Still the centre? Dominic Lipinski/PA Wire

Europe has done its part, and must send a very clear message – ‘we are not going to be able to continue to provide refuge and support’ – because if we don’t deal with the migration issue it will continue to roil the body politic.

These are the words of former US presidential candidate Hillary Clinton in a series of recent interviews conducted by the Guardian newspaper with what it termed “heavyweight centrist” politicians. Clinton was setting out her prescription for how to “stop right-wing populists”.

Her advice, according to the Guardian, focused solely on migration control. Yet this is rather contradictory, since she appears to be calling for precisely the same policy on this issue as the right-wing populists she is trying to stop.

The former UK Independence Party MEP, Nigel Farage, for example, used Nazi-echoing imagery in his Leave.EU campaign ahead of the UK’s 2016 EU referendum. Matteo Salvini, the Italian deputy prime minister, was placed under investigation in August for illegal detention and kidnapping after refusing to let a Mediterranean rescue boat carrying over 100 people dock.

Meanwhile, the Hungarian prime minister, Viktor Orbán, has erected a four metre-high razor-wire fence along Hungarian borders to keep out what he terms “Muslim invaders”.


Read more: Open to those who can pay: the hypocrisy of how Hungary treats asylum seekers


In the UK, the “centre” has chased the right on immigration politics for many years, from the UK Labour Party’s “controls on immigration” campaign souvenir mug, to the Conservative Party’s effort to woo voters from UKIP by introducing ever-hardening policies on immigration. In chasing policies they believe to be popular, rather than principled, these mainstream parties that claim the political “centre ground” themselves fit the definition of “populist”.

Tired of facts

In research I conducted with colleagues into the effects of government anti-immigration messaging, we were told by somebody who works in Westminster policy circles that:

The public are not going to believe any immigration statistics … With immigration you have every reason to disbelieve data, because the government has told you it’s crap at collecting it.

The received wisdom among most civil servants, politicians and think tanks was you could never win the electorate round to liking migration with facts. The way to win votes, therefore, was to continue to emphasise how tough a particular politician would be in controlling migration.

This was to be displayed in prominent policies – from more official uniforms for border guards at ports of entry, to more formal checks in everyday life, to publicity campaigns about deportation and removals. The effectiveness of this in terms of either managing migration, or assuaging public fear of migration, was not the point. The focus was on political power.

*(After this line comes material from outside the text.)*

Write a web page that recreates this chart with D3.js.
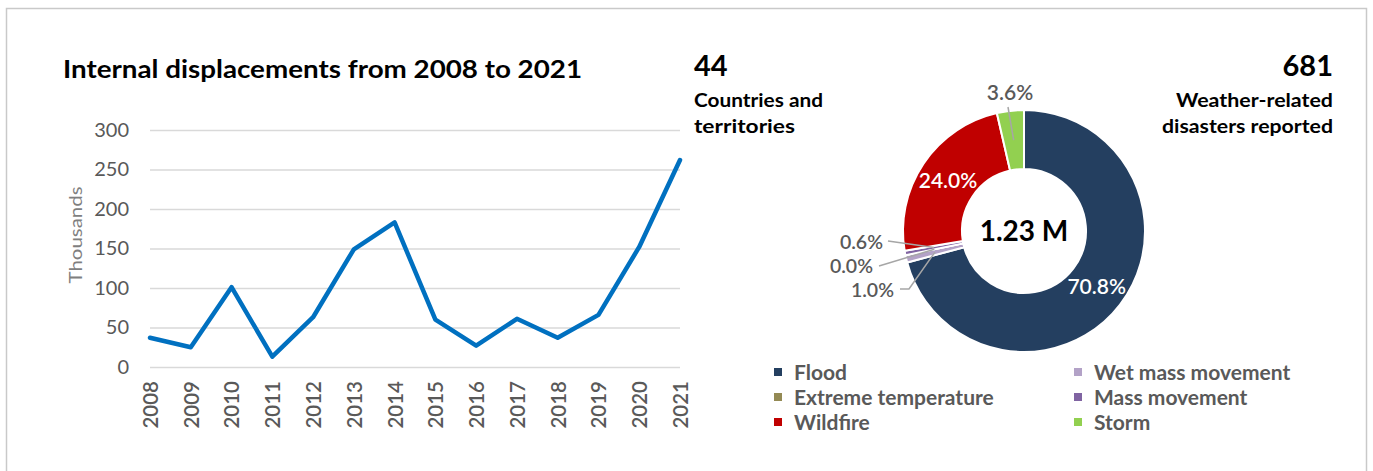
<!DOCTYPE html>
<html>
<head>
<meta charset="utf-8">
<script src="https://cdn.jsdelivr.net/npm/d3@7"></script>
<style>
  html, body { margin: 0; padding: 0; background: #fff; }
  svg { display: block; font-family: Lato, "Open Sans", sans-serif; }
</style>
</head>
<body>
<script>
// ---- data ----
const years = ["2008","2009","2010","2011","2012","2013","2014","2015","2016","2017","2018","2019","2020","2021"];
const displacements = [37, 25, 101, 13, 63, 149, 183, 60, 27, 61, 37, 66, 152, 262]; // thousands
const yTicks = [0, 50, 100, 150, 200, 250, 300];

const hazards = ["Flood", "Wet mass movement", "Extreme temperature", "Mass movement", "Wildfire", "Storm"];
const shares = [70.8, 1.0, 0.0, 0.6, 24.0, 3.6]; // percent of displacements
const hazardColors = ["#243F60", "#B3A2C7", "#948A54", "#8064A2", "#C00000", "#92D050"];

const totalLabel = "1.23 M";
const countriesCount = "44";
const disastersCount = "681";

// ---- layout ----
const W = 1373, H = 471;
const svg = d3.select("body").append("svg").attr("width", W).attr("height", H);

function fit(sel, w) { return sel.attr("textLength", w).attr("lengthAdjust", "spacingAndGlyphs"); }

// frame
svg.append("rect")
  .attr("x", 6.5).attr("y", 8.5).attr("width", 1360).attr("height", 500)
  .attr("fill", "none").attr("stroke", "#c9c9c9").attr("stroke-width", 1.5);

// ---- line chart ----
const title = svg.append("text")
  .attr("x", 63).attr("y", 78)
  .attr("font-size", 25).attr("font-weight", 700).attr("fill", "#000")
  .text("Internal displacements from 2008 to 2021");
fit(title, 519);

const x = d3.scalePoint().domain(years).range([150, 680]);
const y = d3.scaleLinear().domain([0, 300]).range([367, 130]);

const yAxis = svg.append("g")
  .attr("transform", `translate(150,0)`)
  .call(d3.axisLeft(y).tickValues(yTicks).tickSize(-530).tickPadding(21));
yAxis.select(".domain").remove();
yAxis.selectAll(".tick line").attr("stroke", "#d9d9d9").attr("stroke-width", 1.5);
yAxis.selectAll(".tick text")
  .attr("font-family", "Lato, 'Open Sans', sans-serif")
  .attr("font-size", 20).attr("fill", "#595959");

const xAxis = svg.append("g")
  .attr("transform", `translate(0,367)`)
  .call(d3.axisBottom(x).tickSize(0).tickPadding(0));
xAxis.select(".domain").remove();
xAxis.selectAll(".tick text")
  .attr("font-family", "Lato, 'Open Sans', sans-serif")
  .attr("font-size", 20.5).attr("fill", "#595959").attr("font-weight", 600)
  .attr("transform", "rotate(-90)")
  .attr("text-anchor", "end")
  .attr("x", -14).attr("y", 0).attr("dy", "0.36em");

const yTitle = svg.append("text")
  .attr("transform", "translate(82,235) rotate(-90)")
  .attr("text-anchor", "middle")
  .attr("font-size", 17).attr("fill", "#7f7f7f")
  .text("Thousands");
fit(yTitle, 97);

const series = years.map((yr, i) => ({ year: yr, value: displacements[i] }));
svg.append("path")
  .datum(series)
  .attr("fill", "none")
  .attr("stroke", "#0070C0")
  .attr("stroke-width", 4.5)
  .attr("stroke-linejoin", "round")
  .attr("stroke-linecap", "round")
  .attr("d", d3.line().x(d => x(d.year)).y(d => y(d.value)));

// ---- headline figures ----
svg.append("text").attr("x", 694).attr("y", 76)
  .attr("font-size", 29).attr("font-weight", 700).attr("fill", "#000").text(countriesCount);
fit(svg.append("text").attr("x", 694).attr("y", 107)
  .attr("font-size", 18).attr("font-weight", 700).attr("fill", "#000").text("Countries and"), 129);
fit(svg.append("text").attr("x", 694).attr("y", 133)
  .attr("font-size", 18).attr("font-weight", 700).attr("fill", "#000").text("territories"), 101);

svg.append("text").attr("x", 1333).attr("y", 76).attr("text-anchor", "end")
  .attr("font-size", 29).attr("font-weight", 700).attr("fill", "#000").text(disastersCount);
fit(svg.append("text").attr("x", 1333).attr("y", 107).attr("text-anchor", "end")
  .attr("font-size", 18).attr("font-weight", 700).attr("fill", "#000").text("Weather-related"), 157);
fit(svg.append("text").attr("x", 1333).attr("y", 133).attr("text-anchor", "end")
  .attr("font-size", 18).attr("font-weight", 700).attr("fill", "#000").text("disasters reported"), 171);

// ---- donut ----
const cx = 1024, cy = 231, rIn = 62, rOut = 121;
const slices = hazards.map((h, i) => ({ name: h, value: shares[i], color: hazardColors[i] }));
const pie = d3.pie().sort(null).value(d => d.value);
const arcs = pie(slices);
const arc = d3.arc().innerRadius(rIn).outerRadius(rOut);

const donut = svg.append("g").attr("transform", `translate(${cx},${cy})`);
donut.selectAll("path.slice")
  .data(arcs)
  .join("path")
  .attr("class", "slice")
  .attr("d", arc)
  .attr("fill", d => d.data.color)
  .attr("stroke", "#fff")
  .attr("stroke-width", 2)
  .attr("stroke-linejoin", "round");

donut.append("text")
  .attr("x", 0).attr("y", 0).attr("dy", "0.36em")
  .attr("text-anchor", "middle")
  .attr("font-size", 28).attr("font-weight", 700).attr("fill", "#000")
  .text(totalLabel);

const fmt = v => d3.format(".1f")(v) + "%";

// label placement per slice: inside at the centroid, or outside with a leader line
const labelPlacement = {
  "Flood":               { inside: true },
  "Wildfire":            { inside: true },
  "Storm":               { dx: -14, dy: -139, anchor: "middle", size: 21, leader: [[-16, -124]] },
  "Mass movement":       { dx: -141, dy: 11, anchor: "end", size: 19.5, leader: [[-136, 10]] },
  "Extreme temperature": { dx: -151, dy: 35, anchor: "end", size: 19.5, leader: [[-145, 35]] },
  "Wet mass movement":   { dx: -130, dy: 59, anchor: "end", size: 19.5, leader: [[-124, 58], [-115, 58]] }
};

arcs.forEach(a => {
  const p = labelPlacement[a.data.name];
  const [mx, my] = arc.centroid(a);
  if (p.inside) {
    donut.append("text")
      .attr("x", mx).attr("y", my).attr("dy", "0.36em")
      .attr("text-anchor", "middle")
      .attr("font-size", 21).attr("font-weight", 600).attr("fill", "#fff")
      .text(fmt(a.data.value));
  } else {
    const pts = p.leader.concat([[mx, my]]);
    donut.append("path")
      .attr("d", d3.line()(pts))
      .attr("fill", "none").attr("stroke", "#a6a6a6").attr("stroke-width", 1.5);
    donut.append("text")
      .attr("x", p.dx).attr("y", p.dy).attr("dy", "0.36em")
      .attr("text-anchor", p.anchor)
      .attr("font-size", p.size).attr("font-weight", 600).attr("fill", "#595959")
      .text(fmt(a.data.value));
  }
});

// ---- legend (two columns, filled row by row) ----
const legendCols = [778, 1078];
const legendRows = [372, 397, 422];
const legend = svg.append("g");
slices.forEach((s, i) => {
  const lx = legendCols[i % 2], ly = legendRows[Math.floor(i / 2)];
  legend.append("rect")
    .attr("x", lx - 4).attr("y", ly - 4).attr("width", 8).attr("height", 8)
    .attr("fill", s.color);
  legend.append("text")
    .attr("x", lx + 16).attr("y", ly).attr("dy", "0.36em")
    .attr("font-size", 21).attr("font-weight", 700).attr("fill", "#595959")
    .text(s.name);
});
</script>
</body>
</html>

Read more: What is populism – and why is it so hard to define?


The right to refuge

In this light, Clinton’s comment is just more of the same. But her advice to the centrist politicians of Europe, that they should no longer “continue to provide refuge”, was startling. This is different to managing migration. What Clinton is suggesting here is the end of protection under the 1951 UN Refugee Convention. This international law promises that a person with a well-founded fear of being persecuted for reasons of race, religion, nationality, membership of a particular social group, or political opinion will not be sent back to a country which poses serious threats to their life or freedom.

People rescued in the Mediterranean arrive at the Italian port of Catania in July 2018. Orietta Scardino/EPA

The Refugee Convention is ratified by 145 states. And though some of those signatories do flout it on occasion, it is a profound statement to suggest these protections should be ended. The convention was written to protect refugees in the aftermath of World War II, a war in which, we are told, fascism was defeated. So it’s highly significant that a former US secretary of state should suggest that such an international agreement should be ended as a way of defeating present-day fascism.

History lessons forgotten

The problem with Clinton’s message is not only one of opportunist politics, a politics in which the appeal of gaining power for the centre is paramount, even at the expense of the most marginalised. It is bigger than that – it is an erasure of historical memory.

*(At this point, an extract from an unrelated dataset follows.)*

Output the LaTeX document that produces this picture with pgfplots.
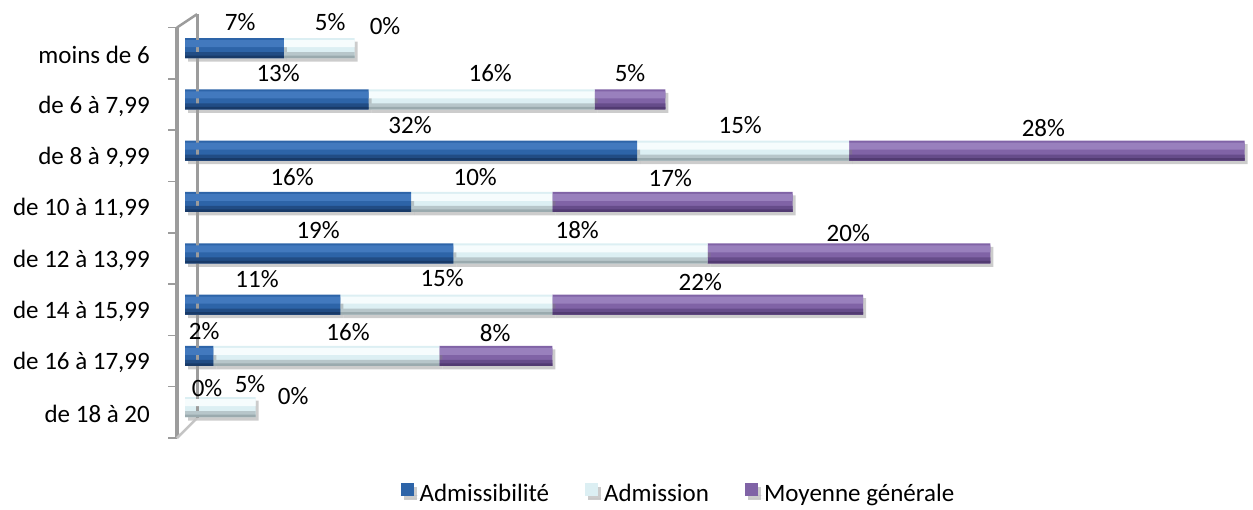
\documentclass[border=0pt]{standalone}
\usepackage{fontspec}
\setmainfont{Carlito}
\usepackage{pgfplots}
\usepackage{pgfplotstable}
\pgfplotsset{compat=1.18}
\usetikzlibrary{shadows}
\definecolor{blueM}{HTML}{2D64A8}
\definecolor{blueH}{HTML}{4279BE}
\definecolor{blueD}{HTML}{214C84}
\definecolor{blueDD}{HTML}{183A68}
\definecolor{admM}{HTML}{DCEFF3}
\definecolor{admH}{HTML}{F6FCFD}
\definecolor{admD}{HTML}{B7C6CA}
\definecolor{admDD}{HTML}{9AAAAE}
\definecolor{purM}{HTML}{8063A6}
\definecolor{purH}{HTML}{9980BD}
\definecolor{purD}{HTML}{664C8A}
\definecolor{purDD}{HTML}{523B72}
\definecolor{wall}{HTML}{9C9C9C}

\pgfplotstableread{
y adm admi moy
7 7 5 0
6 13 16 5
5 32 15 28
4 16 10 17
3 19 18 20
2 11 15 22
1 2 16 8
0 0 5 0
}\data

\pgfplotsset{common/.style={
  at={(177pt,-438pt)}, anchor=south west,
  scale only axis, width=1076pt, height=410.5pt,
  xmin=-0.57, xmax=75.6, ymin=-0.6, ymax=7.4,
  clip=false}}

\newcommand{\barlayer}[5]{%
\begin{axis}[common, hide axis, xbar stacked, bar width=#1, bar shift=#2]
\addplot[fill=#3, draw=none] table[x=adm, y=y]{\data};
\addplot[fill=#4, draw=none] table[x=admi, y=y]{\data};
\addplot[fill=#5, draw=none] table[x=moy, y=y]{\data};
\end{axis}}

\begin{document}
\fontsize{25}{30}\selectfont
\begin{tikzpicture}
\begin{axis}[
  common,
  xbar stacked, bar width=20pt,
  axis x line=none,
  axis y line*=left,
  y axis line style={draw=wall, line width=4pt},
  ytick={-0.13,0.87,1.87,2.87,3.87,4.87,5.87,6.87},
  yticklabels={{de 18 à 20},{de 16 à 17,99},{de 14 à 15,99},{de 12 à 13,99},{de 10 à 11,99},{de 8 à 9,99},{de 6 à 7,99},{moins de 6}},
  major tick length=0pt,
  yticklabel style={inner sep=0pt, xshift=-27pt, anchor=east, text=black},
  extra y ticks={-0.6,0.4,1.4,2.4,3.4,4.4,5.4,6.4,7.4},
  extra y tick labels={},
  extra y tick style={major tick length=9pt, tick align=outside, tick style={draw=wall, line width=1.5pt}},
  legend style={at={(0.466,-0.139)}, anchor=center, draw=none, fill=none, legend columns=3,
    /tikz/every even column/.append style={column sep=34pt}},
  legend image code/.code={\path (0pt,0pt) -- (17pt,0pt);\fill[#1] (0pt,-1pt) rectangle (13pt,12pt);},
]
\draw[wall, line width=3pt] (axis cs:0.85,7.66) -- (axis cs:0.85,-0.21);
\draw[wall, line width=2.5pt] (axis cs:-0.57,7.4) -- (axis cs:0.85,7.66);
\draw[wall!60, line width=2.5pt] (axis cs:-0.57,-0.6) -- (axis cs:0.85,-0.21);

\addplot[draw=none, fill=blueM,
  drop shadow={shadow xshift=3pt, shadow yshift=-3.5pt, fill=gray, opacity=0.4}]
  table[x=adm, y=y]{\data};
\addplot[draw=none, fill=admM,
  drop shadow={shadow xshift=3pt, shadow yshift=-3.5pt, fill=gray, opacity=0.4}]
  table[x=admi, y=y]{\data};
\addplot[draw=none, fill=purM,
  drop shadow={shadow xshift=3pt, shadow yshift=-3.5pt, fill=gray, opacity=0.4}]
  table[x=moy, y=y]{\data};
\legend{Admissibilité, Admission, Moyenne générale}
\end{axis}

\barlayer{7pt}{4.5pt}{blueH}{admH}{purH}
\barlayer{6pt}{-7pt}{blueD}{admD}{purD}
\barlayer{2.5pt}{-8.75pt}{blueDD}{admDD}{purDD}

\begin{axis}[common, hide axis]
\addplot[only marks, mark=none, point meta=explicit symbolic,
  nodes near coords={\pgfplotspointmeta\%},
  nodes near coords style={anchor=center, inner sep=0pt, text=black}]
table[meta=v] {
x y v
3.9 7.507 7
10.27 7.507 5
14.16 7.429 0
6.59 6.513 13
21.6 6.513 16
31.5 6.513 5
15.93 5.499 32
39.3 5.499 15
60.76 5.44 28
7.58 4.485 16
20.54 4.485 10
34.35 4.466 17
9.42 3.452 19
27.76 3.452 18
46.95 3.394 20
5.1 2.497 11
18.2 2.517 15
36.47 2.439 22
1.35 1.483 2
11.54 1.463 16
21.95 1.444 8
1.56 0.372 0
4.6 0.45 5
7.65 0.216 0
};
\end{axis}
\pgfresetboundingbox
\useasboundingbox (0pt,0pt) rectangle (1253pt,-509pt);
\end{tikzpicture}
\end{document}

This is at a moment when the struggle over history and its meaning is alive in many other ways too. Student mobilisations such as the “Rhodes Must Fall” campaign which began at the University of Cape Town, South Africa, and moved to the UK, are a case in point. Students calling for statues of the imperialist Cecil Rhodes to be removed from a place of reverence were accused of wishing to “erase history”.

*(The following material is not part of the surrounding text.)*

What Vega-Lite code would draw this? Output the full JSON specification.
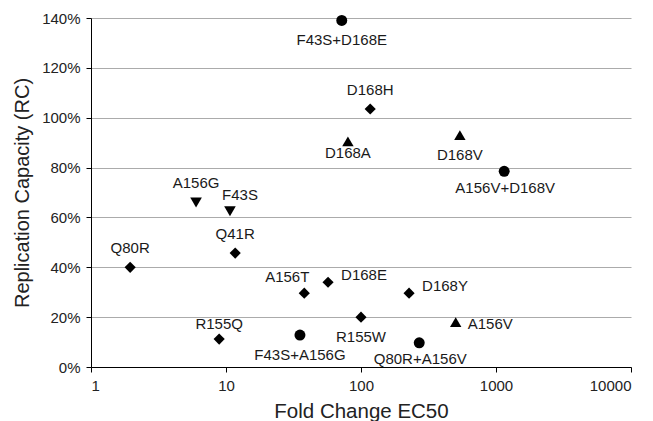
{
  "$schema": "https://vega.github.io/schema/vega-lite/v6.json",
  "width": 540,
  "height": 349,
  "autosize": "none",
  "padding": {"left": 91, "top": 18, "right": 22, "bottom": 54},
  "background": "white",
  "config": {
    "view": {"stroke": null},
    "font": "Liberation Sans",
    "axis": {"labelFont": "Liberation Sans", "titleFont": "Liberation Sans", "titleFontWeight": "normal", "labelColor": "#222", "titleColor": "#222"},
    "text": {"font": "Liberation Sans", "fontSize": 15, "baseline": "middle", "color": "#1a1a1a"}
  },
  "data": {
    "values": [
      {"name": "F43S+D168E", "fold": 72, "rc": 1.39, "class": "double"},
      {"name": "D168H", "fold": 117, "rc": 1.035, "class": "diamond"},
      {"name": "D168A", "fold": 80, "rc": 0.905, "class": "up"},
      {"name": "D168V", "fold": 540, "rc": 0.93, "class": "up"},
      {"name": "A156V+D168V", "fold": 1150, "rc": 0.785, "class": "double"},
      {"name": "A156G", "fold": 6.0, "rc": 0.66, "class": "down"},
      {"name": "F43S", "fold": 10.7, "rc": 0.625, "class": "down"},
      {"name": "Q80R", "fold": 1.95, "rc": 0.40, "class": "diamond"},
      {"name": "Q41R", "fold": 11.7, "rc": 0.457, "class": "diamond"},
      {"name": "A156T", "fold": 38, "rc": 0.296, "class": "diamond"},
      {"name": "D168E", "fold": 57, "rc": 0.34, "class": "diamond"},
      {"name": "D168Y", "fold": 227, "rc": 0.296, "class": "diamond"},
      {"name": "R155W", "fold": 100, "rc": 0.20, "class": "diamond"},
      {"name": "A156V", "fold": 503, "rc": 0.18, "class": "up"},
      {"name": "Q80R+A156V", "fold": 270, "rc": 0.097, "class": "double"},
      {"name": "R155Q", "fold": 8.9, "rc": 0.112, "class": "diamond"},
      {"name": "F43S+A156G", "fold": 35.3, "rc": 0.128, "class": "double"}
    ]
  },
  "encoding": {
    "x": {
      "field": "fold", "type": "quantitative",
      "scale": {"type": "log", "domain": [1, 10000], "nice": false},
      "axis": {
        "title": "Fold Change EC50", "values": [1, 10, 100, 1000, 10000], "format": "d",
        "grid": false, "domainColor": "#000", "tickColor": "#000", "tickSize": 5,
        "labelFontSize": 15, "titleFontSize": 20.5, "titlePadding": 8, "labelPadding": 6
      }
    },
    "y": {
      "field": "rc", "type": "quantitative",
      "scale": {"domain": [0, 1.4], "nice": false},
      "axis": {
        "title": "Replication Capacity (RC)", "values": [0, 0.2, 0.4, 0.6, 0.8, 1.0, 1.2, 1.4], "format": ".0%",
        "grid": true, "gridColor": "#ababab", "gridWidth": 1,
        "domainColor": "#000", "tickColor": "#000", "tickSize": 5,
        "labelFontSize": 15, "titleFontSize": 20, "titlePadding": 9, "labelPadding": 6
      }
    }
  },
  "layer": [
    {
      "mark": {"type": "point", "filled": true, "opacity": 1, "color": "#000"},
      "encoding": {
        "shape": {"field": "class", "type": "nominal", "legend": null,
          "scale": {"domain": ["double", "diamond", "up", "down"], "range": ["circle", "diamond", "triangle-up", "triangle-down"]}},
        "size": {"field": "class", "type": "nominal", "legend": null,
          "scale": {"domain": ["double", "diamond", "up", "down"], "range": [120, 135, 125, 125]}}
      }
    },
    {
      "transform": [{"filter": {"field": "name", "oneOf": ["D168H", "A156G", "Q80R", "Q41R"]}}],
      "mark": {"type": "text", "dy": -19, "align": "center"},
      "encoding": {"text": {"field": "name"}}
    },
    {
      "transform": [{"filter": {"field": "name", "equal": "R155Q"}}],
      "mark": {"type": "text", "dy": -15, "align": "center"},
      "encoding": {"text": {"field": "name"}}
    },
    {
      "transform": [{"filter": {"field": "name", "equal": "F43S"}}],
      "mark": {"type": "text", "dy": -16, "dx": 10, "align": "center"},
      "encoding": {"text": {"field": "name"}}
    },
    {
      "transform": [{"filter": {"field": "name", "equal": "A156T"}}],
      "mark": {"type": "text", "dy": -16, "dx": -17, "align": "center"},
      "encoding": {"text": {"field": "name"}}
    },
    {
      "transform": [{"filter": {"field": "name", "oneOf": ["F43S+D168E", "F43S+A156G", "D168V", "R155W"]}}],
      "mark": {"type": "text", "dy": 20, "align": "center"},
      "encoding": {"text": {"field": "name"}}
    },
    {
      "transform": [{"filter": {"field": "name", "oneOf": ["A156V+D168V", "Q80R+A156V"]}}],
      "mark": {"type": "text", "dy": 16.5, "dx": 1, "align": "center"},
      "encoding": {"text": {"field": "name"}}
    },
    {
      "transform": [{"filter": {"field": "name", "equal": "D168A"}}],
      "mark": {"type": "text", "dy": 12, "align": "center"},
      "encoding": {"text": {"field": "name"}}
    },
    {
      "transform": [{"filter": {"field": "name", "oneOf": ["D168E", "D168Y"]}}],
      "mark": {"type": "text", "dx": 13, "dy": -7, "align": "left"},
      "encoding": {"text": {"field": "name"}}
    },
    {
      "transform": [{"filter": {"field": "name", "equal": "A156V"}}],
      "mark": {"type": "text", "dx": 12, "dy": 2, "align": "left"},
      "encoding": {"text": {"field": "name"}}
    }
  ]
}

But what they were actually calling for was a proper recognition of Rhodes’s history, which was one of systematic, violent exploitation of the people of South Africa on a massive scale. Like many other colonial histories, Rhodes’s brutal legacy is in plain sight, and yet its roots have been forgotten by many. There are many such histories to be reckoned with.

Clinton’s suggestion that Europe end the provision of refuge in order to counter far-right populism asks for a similar erasure of history. Her call both forgets the context in which the UN Convention was created, and does the opposite of what it promises. Rather than heading off far-right, anti-migrant rhetoric, it gives this rhetoric legitimacy.

To avoid a yet more brutal future, perhaps the question which Clinton was asked – how to stop right-wing populism – has a more complex answer. Perhaps there is a need to understand, remember, and learn from history, rather than to rush head-first into more of the same.